Last updated: 4/24/2006

1) The test cases of lost connection.

- normal DW/DR remove on active side.
- normal DW/DR remove on passive side.
- active side upon peer disconnect
- passive side upon peer disconnect
- active side has backpressure




Sequence for normal shutdown.
- detect lost connection
- remove association
- done

Sequence for abnormal shutdown
- detect lost connection
- wait a while to allow remove_association.
- call on_*_ before attempting to make new connection.
- active side attempts to make new connection N times
- call on_*_lost if reconnect fails.



2) Issues:

issue1:

======================================
In current implementation (as of 04/20/2006), we use the send() and recv() return value as an
indication of whether the connection lost is caused by peer normal or abnormal shutdown, we do
reconnecting on the active side when peer shutdown abnormally. But the recv() return value
upon the peer crashes is different on windows and linux. On linux, recv() return 0 when peer
shutdown abnormal. On windows it returns -1.


The relations of send/recv return value and shutdown/remove_association are listed:


send  ->  0 this should not happen, we will not deal with this case.

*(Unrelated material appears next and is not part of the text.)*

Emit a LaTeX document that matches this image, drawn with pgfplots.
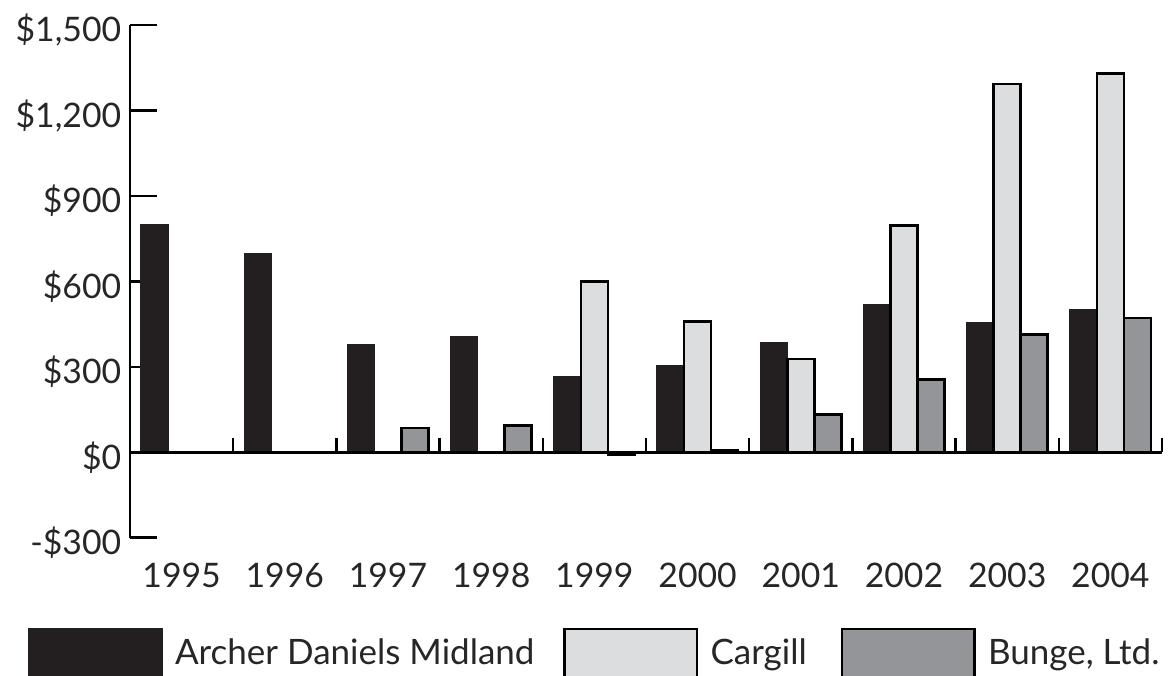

          -1    normal shutdown     remove association
                abnormal shutdown   not remove association


recv  ->  0     normal shutdown     remove association
                abnormal shutdown   not remove association

          -1    abnormal shutdown   not remove association


Solution1:



In order to distinguish graceful disconnect (where the datareader or
datawriter was properly deleted/removed) from connection failures we
can add a new configuration value:

# How many milliseconds to wait before calling
# on_publication_disconencted and/or
# on_subscription_disconnected after detecting a
# connection closed or failed.
# If the remove_associations call(s) from the RepoInfo
# arrive(s) before this period then the
# connection will be abandoned and the
# callbacks will not be made.
# A value of 0 will mean that on_*_disconnected()
# listeners will be called for all disconnects;
# even if they were because the other side deleted the
# datareader/datawriter (hence it was graceful).
# The default is 1000 milliseconds.
Graceful_disconnected_period=



Here are the steps for a graceful connection and disconnection of a
subscription from the publication's point of view:
1) on_publication_matched is called.
2) the connection is established.
3) the connection close is detected
4) the remove_associations call is handled with in the
graceful_disconnected_period so on_publication_disconnected is not
called.


Here are the steps for a crashed subscriber from the publication's
point of view:
1) on_publication_matched is called.
2) the connection is established.
3) the connection close/failure is detected
4) after the graceful_disconnected_period call
on_publication_disconnected()
Note: remove_associations() will never get called because the
subscriber crashed.
5) try to reconnect 0 or more times
6) > conn_retry_attempts so call on_publication_lost
- do not attempt to reconnect any more.

Here are the steps for a disconnected connection that will be
reconnected from the publication's point of view:
1) on_publication_matched is called.
2) the connection is established.
3) the connection close/failure is detected
4) after the graceful_disconnected_period call
on_publication_disconnected()
5) try to reconnect 0 or more times
6) successfully reconnect and call on_publication_reconnected
- we are not back to a state of being between state 2 & 3.

The above steps assume that the publisher is on the active connection
side. Steps for the passive/acceptor side are similar but it is not
failing to reconnect N times that triggers a on_*_lost call but the
passive_reconnect_duration expiring.

Steps/scenarios for the subscriber's side are similar. The difference is
the connection passive side just wait for max_passive_duration_period and
then check if a new connection is established.

Solution:

Add a new control message GRACEFUL_DISCONNECT to the peer whenever the transport
initiates the connection closure. The Send/Receive strategy should check if a graceful
shutdown message is received to determine if it needs try reconnect. If recv()
returns 0 and a graceful shutdown message is received then no reconnect notification.
If recv return 0 and has not received the graceful shutdown message then do similar
as recv return -1.


================================

Issue2:

================================

There are two scenoria a publisher reconnect to a subscriber:

- The connection is lost and then reconnected by the same datawriter.
In this case the subscriber side needs know this publication is reconnected.

- When a publisher crashes and restart again. If the publisher is from the
  same remote address then the subscriber think it's the same datalink and
  will notify reconnected. In this case, the subscriber should not be
  notified the new publication is reconnected.

The run_test.pl restart_pub show the problem.


Solution:


When the DataLink::notify is called for disconnected, make a copy of
the map in DataLink and when the DataLink::notify is called for reconnected
notification the datareader/datawriter with the ids in the copied map and clear
the map. If the DataLink::notify is called for lost notification, notify the
the datareader/datawriter with the ids in the original map.